ADVENT, A TIME TO DREAM OF PEACE AND HARMONY.

December 8 2019: Second Sunday of Advent - A



An American proverb says, “Dreams are wishes your heart makes.” Another proverb adds, “It is no longer good enough to cry peace. We must act peace, live peace and live in peace.”
Christian life is not a life of barrenness. The goal of Christianity is fruitfulness. The coming of the Lord will remind us that we must be fruitful. This fecundity, however, will not be possible without at first, peace, hence the candle of peace that we light today; and then, and most importantly, an exercise on oneself, REPENTANCE. It is all about changing oneself and giving room to God’s grace to be at work in us and through us.
As human beings, we are sometime like trees planted in a soil. When the soil become poor or over-used, the plant can no longer be productive at its best capacities. In order to give it back its productivity, there is need of fertilizers and manures. Repentance is a spiritual fertilizer of the souls. It takes away from us the sterility provoked by sin, cleanses our souls and opens us unto new possibilities.
We are today, the second Sunday of Advent. The word of God focuses our meditation on the second attitude of the Advent pilgrimage, repentance. The first Sunday we were called to keep vigilance and be watchful. Today, we are exhorted to repent, be at peace with God, with ourselves and with others in order to meet the one whose coming we are preparing for. We are actually called to change our life, change our heart, change our direction. That is the message the Baptist echoes in the desert saying: “Repent, for the kingdom of heaven is at hand!”
From this message we read that preparation for the coming of the Lord is not a static and occasional fact done once and for all. In fact, it seems clear to us today. Although the Lord came two thousand years ago, he comes again and comes every day. Therefore, it is tirelessly real and imminent the call to conversion. Because Advent is a waiting time and a time of actualization.
The one whose coming we are preparing for, says the Prophet Isaiah, in the first reading, will come to judge. But he will judge differently from our human standards. “Not by appearance shall he judge, nor by hearsay shall he decide, but he shall judge the poor with justice, and decide aright for the land's afflicted.” The Lord is coming to bring about justice into a world where that word sounds utopic or a mere platonic dream. His coming will also bring about unity, peace and perfect harmony. He will be invested with a special power. Because, “The spirit of the LORD shall rest upon him: a spirit of wisdom and of understanding, a spirit of counsel and of strength, a spirit of knowledge and of fear of the LORD, and his delight shall be the fear of the LORD.”

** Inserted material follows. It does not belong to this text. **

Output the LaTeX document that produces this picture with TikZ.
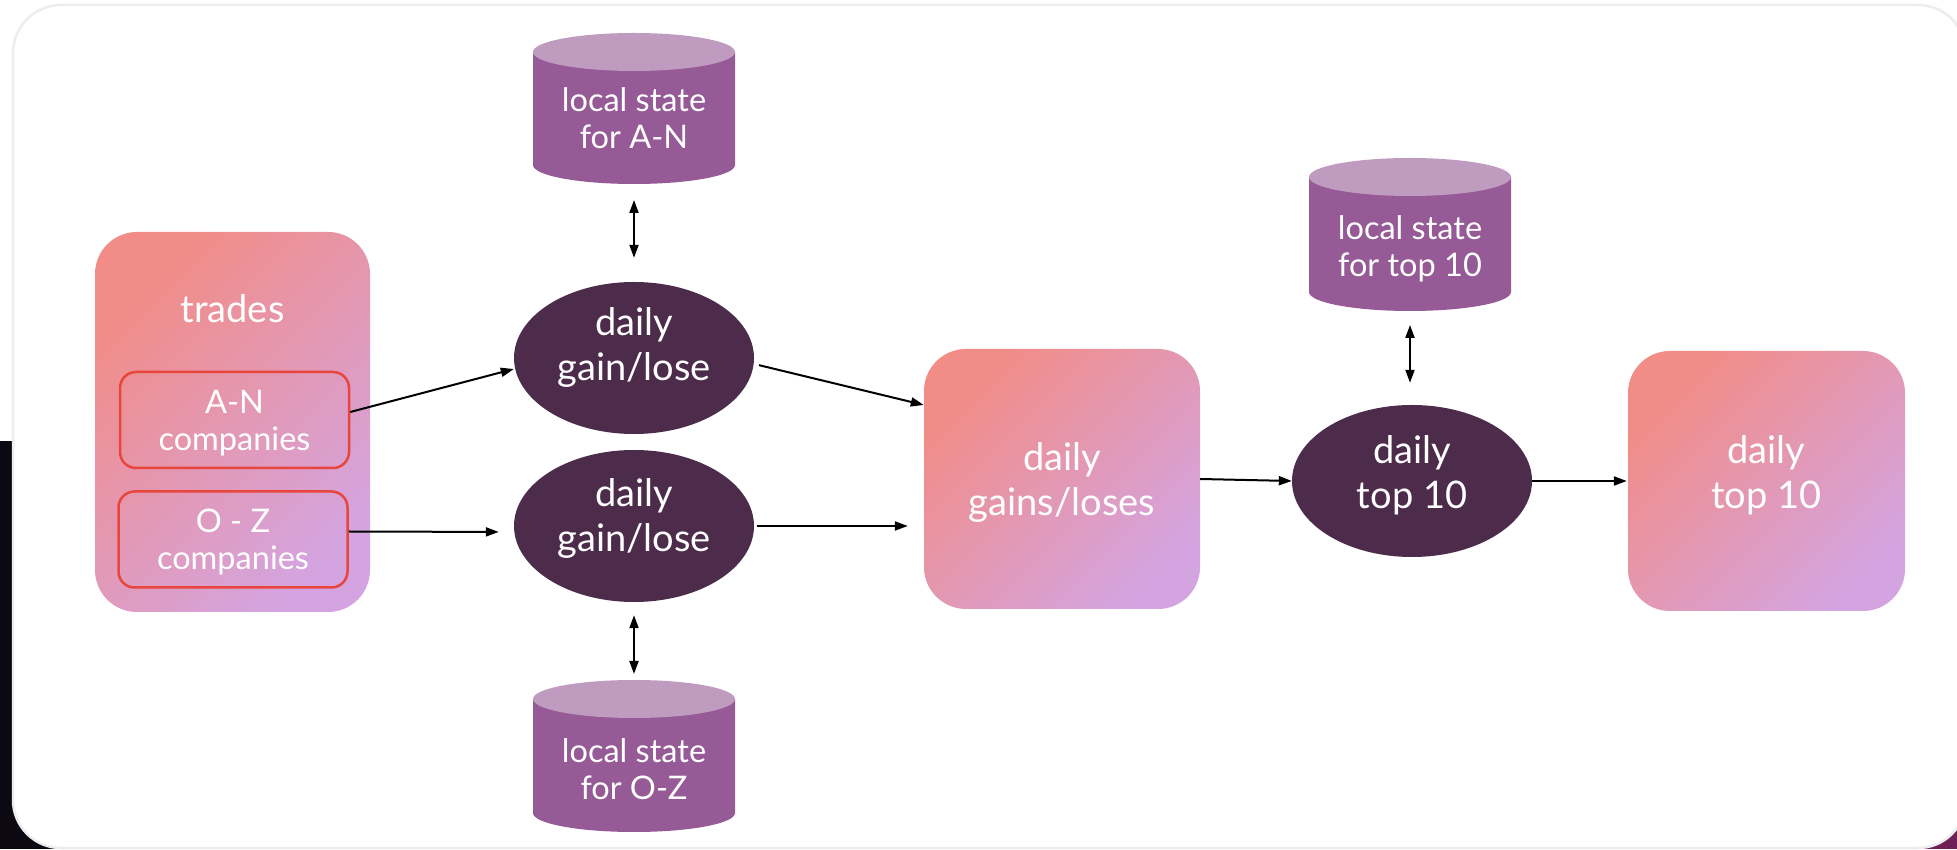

We live in a world where reigns injustice, and all kind of inequity and discrimination. The powerful make their strength felt on the weak. There are many barriers that separate people from each other. Unfortunately, very often, we, disciples of Christ, are sources and instruments of some of these spirals of divisions. The coming of the Lord is to restore all things and bring peace and unity. For this peace and harmony to take root and bear fruit, we all have a role to play. Our contribution is in the necessity of changing our habits, our lives and our hearts. All that we have put as actions that have not brought unity, all the talks we have made that has led to confusion and war must be abandoned, forgotten and put away in the past. We need a sincere renewal of life and give chance to the newness.
As Christians, we are challenged to promote that newness, moving from the old man to a new being. Christ came to save us all. In order for us to enter into that salvation, we need a conversion of our visions and behaviors. “Welcome one another, then, as Christ welcomed us, for the glory of God.” We are exhorted, and Paul will insist, “to think in harmony with one another, in keeping with Christ Jesus…”
Our Advent journey can only lead us to fruitfulness if we take seriously the challenge to change and become instruments of harmony through uprightness. At the end, of this season, the dream of Isaiah should be effective in our families, communities, societies and countries that, “the wolf shall be a guest of the lamb, and the leopard shall lie down with the kid; the calf and the young lion shall browse together, with a little child to guide them. The cow and the bear shall be neighbors, together their young shall rest; the lion shall eat hay like the ox. The baby shall play by the cobra's den, and the child lay his hand on the adder's lair. There shall be no harm or ruin on all my holy mountain; for the earth shall be filled with knowledge of the LORD.”
Though until now that sounds a platonic dream, it is all up to us to dream it together. Because a dream can only be true if many people dream it together and work for its fulfilment. There will not be peace in our countries and in the world if we do not dream of peace, speak of peace, breathe peace and work for peace with sincerity of heart.